Los aspirantes al poder

La semana pasada acudí a la sede de una conocida empresa para entrevistar a su consejero delegado. En la recepción, un guardia de Seguridad me dio un pase, pero se negó a dejarme acceder porque lo había colocado en el bolsillo del pantalón en lugar de en el abrigo. Después de cambiarlo como me dijo, me permitió entrar advirtiéndome de que no se me dejaría salir a menos que devolviese el pase sin daños. Al otro lado de la barrera, aguardaba el consejero delegado, todo encanto y cortesía.

El poder tiende a corromper, y el poder absoluto corrompe por completo, como escribió Lord Acton. Pero creo que no entendió la idea correctamente: el poder puede corromper, pero el poder absoluto corrompe mucho menos que el poder parcial, como demuestra el ejemplo del consejero delegado y el guardia. Esta tesis tiene el respaldo de un nuevo estudio que muestra que las personas que tienen algo de poder pero carecen de estatus pueden comportarse de forma desagradable y disfrutar humillando.

El estudio, que se publicó en el Journal of Experimental Social Psychology describe un experimento en el que se pidió a estudiantes que diesen órdenes a otros. Aquellos a los que se les había asignado papeles de bajo estatus solían disfrutar obligando a la gente a hacer cosas humillantes, mientras que los que tenían empleos con un estatus más alto, los trataban con más respeto.

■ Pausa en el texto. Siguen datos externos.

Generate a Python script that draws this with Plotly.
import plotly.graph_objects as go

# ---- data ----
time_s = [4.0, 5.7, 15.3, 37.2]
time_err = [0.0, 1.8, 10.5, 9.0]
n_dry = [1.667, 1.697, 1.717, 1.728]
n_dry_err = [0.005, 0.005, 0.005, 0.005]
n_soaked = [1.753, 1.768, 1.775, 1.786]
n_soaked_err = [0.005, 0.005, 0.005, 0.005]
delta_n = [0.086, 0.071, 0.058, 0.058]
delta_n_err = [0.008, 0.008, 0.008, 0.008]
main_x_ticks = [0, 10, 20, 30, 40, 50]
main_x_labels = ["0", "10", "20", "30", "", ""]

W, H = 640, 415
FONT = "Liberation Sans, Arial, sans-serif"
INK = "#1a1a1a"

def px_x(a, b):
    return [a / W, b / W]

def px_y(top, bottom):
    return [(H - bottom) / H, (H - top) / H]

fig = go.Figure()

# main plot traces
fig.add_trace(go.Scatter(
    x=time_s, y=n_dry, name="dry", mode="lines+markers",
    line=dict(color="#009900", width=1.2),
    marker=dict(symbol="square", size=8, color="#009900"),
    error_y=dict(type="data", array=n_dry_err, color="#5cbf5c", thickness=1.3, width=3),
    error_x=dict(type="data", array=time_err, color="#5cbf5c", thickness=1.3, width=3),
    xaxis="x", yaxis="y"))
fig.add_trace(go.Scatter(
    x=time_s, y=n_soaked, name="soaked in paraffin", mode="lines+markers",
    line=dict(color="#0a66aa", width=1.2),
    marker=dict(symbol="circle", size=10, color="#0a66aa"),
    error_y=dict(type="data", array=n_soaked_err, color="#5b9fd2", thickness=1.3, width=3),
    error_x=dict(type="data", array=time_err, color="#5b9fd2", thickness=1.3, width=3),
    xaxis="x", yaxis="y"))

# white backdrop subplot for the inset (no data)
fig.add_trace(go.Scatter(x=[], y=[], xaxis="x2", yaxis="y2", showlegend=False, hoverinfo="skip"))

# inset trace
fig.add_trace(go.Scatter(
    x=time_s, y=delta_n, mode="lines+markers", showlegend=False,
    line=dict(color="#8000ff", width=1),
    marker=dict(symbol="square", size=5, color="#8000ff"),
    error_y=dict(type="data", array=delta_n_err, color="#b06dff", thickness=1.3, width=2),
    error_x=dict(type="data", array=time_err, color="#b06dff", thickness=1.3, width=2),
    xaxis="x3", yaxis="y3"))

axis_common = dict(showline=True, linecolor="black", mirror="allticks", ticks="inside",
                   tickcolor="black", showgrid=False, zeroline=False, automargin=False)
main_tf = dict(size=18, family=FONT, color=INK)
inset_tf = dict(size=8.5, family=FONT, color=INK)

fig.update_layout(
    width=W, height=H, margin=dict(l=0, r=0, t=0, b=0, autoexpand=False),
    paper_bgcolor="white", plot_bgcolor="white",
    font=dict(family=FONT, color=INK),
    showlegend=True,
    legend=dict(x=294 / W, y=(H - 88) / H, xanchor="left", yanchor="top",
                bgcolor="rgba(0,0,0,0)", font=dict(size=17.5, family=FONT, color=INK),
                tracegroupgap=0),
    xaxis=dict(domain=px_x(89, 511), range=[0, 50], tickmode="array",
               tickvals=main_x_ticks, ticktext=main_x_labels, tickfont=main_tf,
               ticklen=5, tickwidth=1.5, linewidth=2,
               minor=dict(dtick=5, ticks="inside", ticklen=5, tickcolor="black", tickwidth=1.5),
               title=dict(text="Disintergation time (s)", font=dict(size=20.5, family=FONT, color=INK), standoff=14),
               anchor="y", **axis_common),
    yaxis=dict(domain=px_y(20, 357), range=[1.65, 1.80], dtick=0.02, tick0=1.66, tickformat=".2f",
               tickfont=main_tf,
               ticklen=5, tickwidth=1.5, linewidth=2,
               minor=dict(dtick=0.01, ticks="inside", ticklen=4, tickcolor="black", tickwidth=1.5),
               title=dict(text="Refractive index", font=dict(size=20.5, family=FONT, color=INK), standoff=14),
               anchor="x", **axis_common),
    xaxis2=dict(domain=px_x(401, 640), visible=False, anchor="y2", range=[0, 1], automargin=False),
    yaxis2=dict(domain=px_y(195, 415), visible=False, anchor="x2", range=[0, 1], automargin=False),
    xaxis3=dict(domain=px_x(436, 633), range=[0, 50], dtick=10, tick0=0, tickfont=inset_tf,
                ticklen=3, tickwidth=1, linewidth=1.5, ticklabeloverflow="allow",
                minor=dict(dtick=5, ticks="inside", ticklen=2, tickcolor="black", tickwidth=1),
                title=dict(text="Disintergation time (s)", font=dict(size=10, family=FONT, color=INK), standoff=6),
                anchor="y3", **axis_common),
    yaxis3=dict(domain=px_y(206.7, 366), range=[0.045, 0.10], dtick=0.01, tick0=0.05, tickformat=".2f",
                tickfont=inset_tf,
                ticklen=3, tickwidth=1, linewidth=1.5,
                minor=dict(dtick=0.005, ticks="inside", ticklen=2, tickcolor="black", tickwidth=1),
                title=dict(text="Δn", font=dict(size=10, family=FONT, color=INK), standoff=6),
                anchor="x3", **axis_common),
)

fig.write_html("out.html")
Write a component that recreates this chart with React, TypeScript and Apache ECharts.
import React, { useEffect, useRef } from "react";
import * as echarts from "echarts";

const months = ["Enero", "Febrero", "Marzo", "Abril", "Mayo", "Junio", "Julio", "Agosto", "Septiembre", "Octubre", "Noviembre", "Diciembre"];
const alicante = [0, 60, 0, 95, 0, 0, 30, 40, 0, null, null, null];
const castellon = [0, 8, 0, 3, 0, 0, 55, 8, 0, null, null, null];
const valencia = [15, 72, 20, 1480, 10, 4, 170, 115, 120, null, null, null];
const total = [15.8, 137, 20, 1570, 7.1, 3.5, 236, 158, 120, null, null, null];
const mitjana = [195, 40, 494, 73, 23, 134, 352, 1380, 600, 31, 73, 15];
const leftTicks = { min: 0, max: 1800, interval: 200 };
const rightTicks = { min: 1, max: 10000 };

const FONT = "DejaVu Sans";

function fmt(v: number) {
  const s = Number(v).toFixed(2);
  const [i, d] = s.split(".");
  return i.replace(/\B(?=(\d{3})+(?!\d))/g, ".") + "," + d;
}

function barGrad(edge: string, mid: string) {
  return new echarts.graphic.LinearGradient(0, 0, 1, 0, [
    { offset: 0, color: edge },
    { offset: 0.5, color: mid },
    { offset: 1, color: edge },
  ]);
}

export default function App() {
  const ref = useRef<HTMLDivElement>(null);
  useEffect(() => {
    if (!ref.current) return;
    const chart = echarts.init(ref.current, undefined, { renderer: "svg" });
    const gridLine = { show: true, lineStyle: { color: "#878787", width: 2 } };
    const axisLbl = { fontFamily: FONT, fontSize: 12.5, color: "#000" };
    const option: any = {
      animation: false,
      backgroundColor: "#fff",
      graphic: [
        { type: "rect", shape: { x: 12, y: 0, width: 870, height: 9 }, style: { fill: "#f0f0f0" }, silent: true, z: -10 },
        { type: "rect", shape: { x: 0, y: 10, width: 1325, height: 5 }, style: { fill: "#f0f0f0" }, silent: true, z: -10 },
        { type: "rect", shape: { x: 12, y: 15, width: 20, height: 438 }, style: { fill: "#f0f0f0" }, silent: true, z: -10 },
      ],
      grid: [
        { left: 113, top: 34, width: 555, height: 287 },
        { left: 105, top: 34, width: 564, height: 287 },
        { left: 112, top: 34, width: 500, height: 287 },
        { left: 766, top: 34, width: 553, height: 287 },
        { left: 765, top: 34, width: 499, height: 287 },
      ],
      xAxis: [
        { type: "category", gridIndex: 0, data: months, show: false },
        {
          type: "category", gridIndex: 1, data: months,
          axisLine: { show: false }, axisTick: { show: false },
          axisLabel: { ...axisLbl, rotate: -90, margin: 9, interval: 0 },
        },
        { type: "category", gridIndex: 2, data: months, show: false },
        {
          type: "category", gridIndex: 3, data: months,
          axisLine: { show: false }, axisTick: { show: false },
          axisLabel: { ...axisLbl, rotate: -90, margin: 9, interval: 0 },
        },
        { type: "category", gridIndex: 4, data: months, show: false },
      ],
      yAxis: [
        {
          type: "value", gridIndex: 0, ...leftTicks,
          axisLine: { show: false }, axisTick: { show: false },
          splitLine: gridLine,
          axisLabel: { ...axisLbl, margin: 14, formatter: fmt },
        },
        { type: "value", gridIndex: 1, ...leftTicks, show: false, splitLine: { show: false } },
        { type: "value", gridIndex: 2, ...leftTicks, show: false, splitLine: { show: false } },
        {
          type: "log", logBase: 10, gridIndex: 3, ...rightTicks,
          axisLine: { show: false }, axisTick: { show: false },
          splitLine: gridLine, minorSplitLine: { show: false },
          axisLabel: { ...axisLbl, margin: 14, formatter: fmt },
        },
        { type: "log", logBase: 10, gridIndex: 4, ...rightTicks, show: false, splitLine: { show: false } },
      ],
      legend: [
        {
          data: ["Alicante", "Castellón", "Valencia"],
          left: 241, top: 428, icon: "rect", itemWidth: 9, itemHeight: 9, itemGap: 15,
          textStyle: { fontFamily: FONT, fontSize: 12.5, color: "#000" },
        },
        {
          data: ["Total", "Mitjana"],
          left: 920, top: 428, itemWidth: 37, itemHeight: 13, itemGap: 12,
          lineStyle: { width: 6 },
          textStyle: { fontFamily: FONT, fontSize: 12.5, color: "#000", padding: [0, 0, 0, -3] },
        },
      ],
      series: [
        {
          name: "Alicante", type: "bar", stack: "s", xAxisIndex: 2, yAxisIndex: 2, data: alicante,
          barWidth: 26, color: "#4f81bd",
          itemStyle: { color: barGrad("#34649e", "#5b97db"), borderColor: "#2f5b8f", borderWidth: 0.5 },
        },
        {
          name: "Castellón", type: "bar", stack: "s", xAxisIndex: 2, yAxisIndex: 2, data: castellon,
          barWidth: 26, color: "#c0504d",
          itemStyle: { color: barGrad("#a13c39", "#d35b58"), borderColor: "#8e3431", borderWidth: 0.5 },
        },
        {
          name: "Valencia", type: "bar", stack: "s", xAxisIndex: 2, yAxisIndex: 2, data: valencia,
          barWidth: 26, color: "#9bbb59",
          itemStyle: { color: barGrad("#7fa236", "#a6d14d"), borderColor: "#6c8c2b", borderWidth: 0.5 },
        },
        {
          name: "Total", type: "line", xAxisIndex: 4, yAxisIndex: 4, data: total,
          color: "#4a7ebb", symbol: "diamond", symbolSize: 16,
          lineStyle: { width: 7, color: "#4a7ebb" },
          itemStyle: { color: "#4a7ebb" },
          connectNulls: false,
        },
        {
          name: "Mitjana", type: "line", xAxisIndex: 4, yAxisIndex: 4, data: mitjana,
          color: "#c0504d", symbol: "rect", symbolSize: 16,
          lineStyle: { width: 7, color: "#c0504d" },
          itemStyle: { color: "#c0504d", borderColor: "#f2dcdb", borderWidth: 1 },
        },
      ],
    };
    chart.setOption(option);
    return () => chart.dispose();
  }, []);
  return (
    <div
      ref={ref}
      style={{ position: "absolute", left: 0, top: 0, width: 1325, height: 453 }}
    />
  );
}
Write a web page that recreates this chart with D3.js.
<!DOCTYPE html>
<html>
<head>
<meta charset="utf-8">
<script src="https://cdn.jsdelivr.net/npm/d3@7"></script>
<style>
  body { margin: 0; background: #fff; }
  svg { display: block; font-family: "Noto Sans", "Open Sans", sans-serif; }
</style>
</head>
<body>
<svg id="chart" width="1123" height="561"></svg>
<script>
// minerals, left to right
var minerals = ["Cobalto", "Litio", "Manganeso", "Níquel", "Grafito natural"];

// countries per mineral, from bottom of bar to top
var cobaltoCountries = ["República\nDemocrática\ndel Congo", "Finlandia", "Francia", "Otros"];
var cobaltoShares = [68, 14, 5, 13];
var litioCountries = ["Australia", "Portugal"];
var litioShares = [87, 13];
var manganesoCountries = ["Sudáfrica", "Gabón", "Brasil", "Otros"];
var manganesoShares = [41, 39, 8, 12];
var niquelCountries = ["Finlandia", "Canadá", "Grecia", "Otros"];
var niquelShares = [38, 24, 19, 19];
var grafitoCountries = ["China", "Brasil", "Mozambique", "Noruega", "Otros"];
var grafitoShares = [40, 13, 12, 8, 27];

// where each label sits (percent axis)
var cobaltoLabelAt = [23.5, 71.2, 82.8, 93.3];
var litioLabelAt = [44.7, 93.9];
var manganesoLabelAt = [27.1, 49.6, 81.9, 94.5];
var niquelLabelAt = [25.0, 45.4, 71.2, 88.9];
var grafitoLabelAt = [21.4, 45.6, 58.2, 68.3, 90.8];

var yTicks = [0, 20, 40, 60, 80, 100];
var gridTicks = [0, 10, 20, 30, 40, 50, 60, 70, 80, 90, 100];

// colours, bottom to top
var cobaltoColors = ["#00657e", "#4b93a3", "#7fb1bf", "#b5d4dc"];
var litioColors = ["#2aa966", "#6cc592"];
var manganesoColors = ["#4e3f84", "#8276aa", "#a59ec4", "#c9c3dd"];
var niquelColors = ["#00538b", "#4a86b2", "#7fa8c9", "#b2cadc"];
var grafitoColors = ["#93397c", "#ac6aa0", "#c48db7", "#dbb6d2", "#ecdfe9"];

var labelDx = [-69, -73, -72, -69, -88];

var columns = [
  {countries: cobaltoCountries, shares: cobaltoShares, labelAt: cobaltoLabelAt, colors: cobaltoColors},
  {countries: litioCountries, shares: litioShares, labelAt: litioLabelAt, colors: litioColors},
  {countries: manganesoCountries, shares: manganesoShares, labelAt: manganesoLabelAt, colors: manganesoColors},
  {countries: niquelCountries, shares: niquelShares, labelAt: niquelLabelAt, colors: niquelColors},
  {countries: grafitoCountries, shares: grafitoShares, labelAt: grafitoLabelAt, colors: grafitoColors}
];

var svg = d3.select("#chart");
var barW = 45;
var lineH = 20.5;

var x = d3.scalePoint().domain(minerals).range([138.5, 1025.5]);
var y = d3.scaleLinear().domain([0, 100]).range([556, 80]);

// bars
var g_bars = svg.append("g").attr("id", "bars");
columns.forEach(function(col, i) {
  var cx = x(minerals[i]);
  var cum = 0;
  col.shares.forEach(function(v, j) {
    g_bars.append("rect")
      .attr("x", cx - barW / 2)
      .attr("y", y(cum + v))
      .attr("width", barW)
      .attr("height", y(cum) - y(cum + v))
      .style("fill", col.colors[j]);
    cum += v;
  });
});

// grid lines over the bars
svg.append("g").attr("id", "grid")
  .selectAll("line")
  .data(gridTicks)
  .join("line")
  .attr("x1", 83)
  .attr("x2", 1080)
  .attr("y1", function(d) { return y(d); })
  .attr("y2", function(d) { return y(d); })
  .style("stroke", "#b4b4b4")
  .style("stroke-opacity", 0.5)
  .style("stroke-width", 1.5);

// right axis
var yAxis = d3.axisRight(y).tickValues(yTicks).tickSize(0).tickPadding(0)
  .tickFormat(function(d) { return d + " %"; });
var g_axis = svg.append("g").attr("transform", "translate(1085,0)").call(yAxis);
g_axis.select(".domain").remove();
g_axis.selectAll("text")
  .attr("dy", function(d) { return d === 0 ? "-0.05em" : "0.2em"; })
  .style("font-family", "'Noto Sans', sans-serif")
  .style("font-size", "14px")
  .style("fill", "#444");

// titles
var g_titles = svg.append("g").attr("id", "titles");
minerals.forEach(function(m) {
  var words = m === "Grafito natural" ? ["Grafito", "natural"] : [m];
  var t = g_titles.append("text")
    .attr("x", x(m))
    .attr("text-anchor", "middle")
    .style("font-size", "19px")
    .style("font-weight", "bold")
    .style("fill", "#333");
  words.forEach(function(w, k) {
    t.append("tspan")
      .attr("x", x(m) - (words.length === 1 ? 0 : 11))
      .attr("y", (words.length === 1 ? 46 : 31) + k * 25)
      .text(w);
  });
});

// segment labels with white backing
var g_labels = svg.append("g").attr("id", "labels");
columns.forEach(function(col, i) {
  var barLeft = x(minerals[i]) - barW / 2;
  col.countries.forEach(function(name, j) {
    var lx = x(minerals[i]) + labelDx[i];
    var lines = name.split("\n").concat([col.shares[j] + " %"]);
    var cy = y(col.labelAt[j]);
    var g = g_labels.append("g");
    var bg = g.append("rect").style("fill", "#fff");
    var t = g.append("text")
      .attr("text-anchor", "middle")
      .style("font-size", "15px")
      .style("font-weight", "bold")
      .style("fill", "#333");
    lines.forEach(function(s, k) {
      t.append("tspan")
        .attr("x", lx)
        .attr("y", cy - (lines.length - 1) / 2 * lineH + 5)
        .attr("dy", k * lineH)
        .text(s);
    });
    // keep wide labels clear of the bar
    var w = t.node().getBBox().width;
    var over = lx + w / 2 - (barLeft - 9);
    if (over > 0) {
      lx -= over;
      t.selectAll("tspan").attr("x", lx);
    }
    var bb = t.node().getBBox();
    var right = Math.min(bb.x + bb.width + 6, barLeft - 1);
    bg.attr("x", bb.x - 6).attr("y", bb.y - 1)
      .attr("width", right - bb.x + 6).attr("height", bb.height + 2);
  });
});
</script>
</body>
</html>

La lectura de este experimento me recordó una cruel escena que tuvo lugar hace seis semanas en un aeropuerto de mala muerte. Había llegado muy pronto para acompañar a una compañera que cogía un vuelo a EEUU, pero después de una interminable espera en el mostrador de Delta, descubrí que había olvidado conseguirle un visado electrónico. Ahí comenzó una carrera por el aeropuerto en busca de un ordenador con el que escribir la información y obtener finalmente el visado. Entonces, volvimos al mostrador, donde un hombre con walkie-talkies miraba su reloj. Quedaban 58 minutos para que despegara el avión, pero movió su cabeza: demasiado tarde. Mi compañera se echó a llorar. Yo supliqué e imploré y hasta habría ladrado con gusto como un perro. "Lo siento señora", dijo sin ninguna lástima.

Prepotencia

Con esto no quiero decir que todos los que desempeñen trabajos de bajo estatus disfruten tratando con prepotencia a cualquier persona; algunos de ellos son extraordinariamente agradables. Sin embargo, existe un síndrome de modesta maldad que suele obviarse en la teoría del management. Se dice con frecuencia que la gente con altos cargos son unos bastardos, pero olvidamos que aquellos en los puestos más bajos lo pueden ser aún más.

Los investigadores exponen que la mejor forma de disuadir la tiranía en la parte baja de la jerarquía es asegurarse de que los empleos no carecen de porvenir y que se puede ascender. No estoy de acuerdo. La gente más desagradable con la que he trabajado eran gestores junior empeñados en escalar posiciones dentro de la empresa.

Recuerdo una persona en concreto para el que trabajé durante un tiempo. Sólo estaba un peldaño por encima de mí, pero solía disfrutar leyendo en alto mis torpes frases para regocijo del departamento. Ahora tiene un cargo muy importante y es mucho menos desagradable. Me lo encontré en una fiesta, e incluso hizo una broma a su costa.

Es cierto que no todos se vuelven más civilizados cuando escalan puestos. Es evidente que a Donald Trump no le ablanda su experiencia en el poder. Tampoco a Joseph Stalin. Pero para la mayoría, el éxito parece implicar una mayor simpatía. Tienen más confianza en sí mismos. Sus trabajos son más interesantes y todos les hacen la pelota. Y si esto no basta para ablandarles, siempre queda el inmenso sueldo a fin de mes.

Eso no quiere decir que el poder absoluto haga buena a la gente mala. Es sencillamente que hay menos necesidad de ser malo por placer.